Search code examples
raspberry-piscrapysplash-screen

Scrapy and Javascript sites on Rasbperry Pi


I am trying to scrape a page that is modified by javascript after initial load using Scrapy on Raspberri Pi.

I tried to install docker and scrapinghub/splash to render the page before passing it into scrapy, but realized Splash doesn't support ARM yet. Are there other options to scrape pages using javascript with Scrapy on a Raspberry Pi?
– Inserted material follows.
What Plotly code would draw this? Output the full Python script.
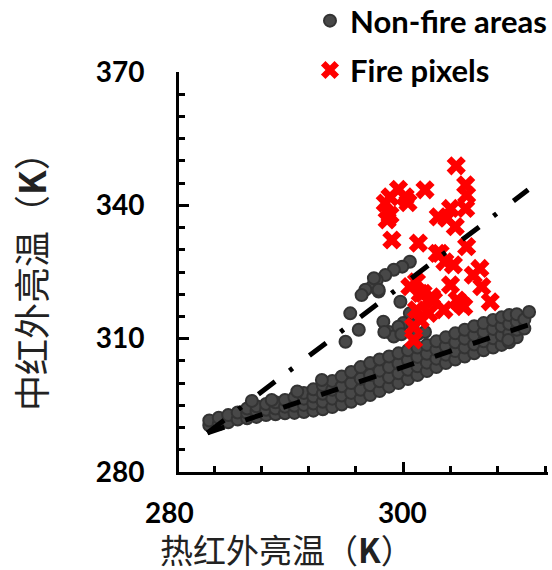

Currently, using the normal scrapy request on the site I only get this html, which is because the site loads first, and then the javascript renders the entire content. So before the javascript the page source looks empty:

<body class="notie8 notie9 lang-{{html.lang}}">
<!--<![endif]-->
    <div loading-line></div>

    <div page-layout>
        <div ng-view></div>
    </div>
</body>
</html>

For reference, the site I am referring to is: https://www.sreality.cz/hledani/prodej/byty?region=brno


Solution

  • Sreality uses API, isn't this a way to go? For your URL, there's this API call: https://www.sreality.cz/api/cs/v2/estates?category_main_cb=1&category_type_cb=1&per_page=20&region=brno&tms=1502631428897 (look for XHR requests in your browser's developer tools).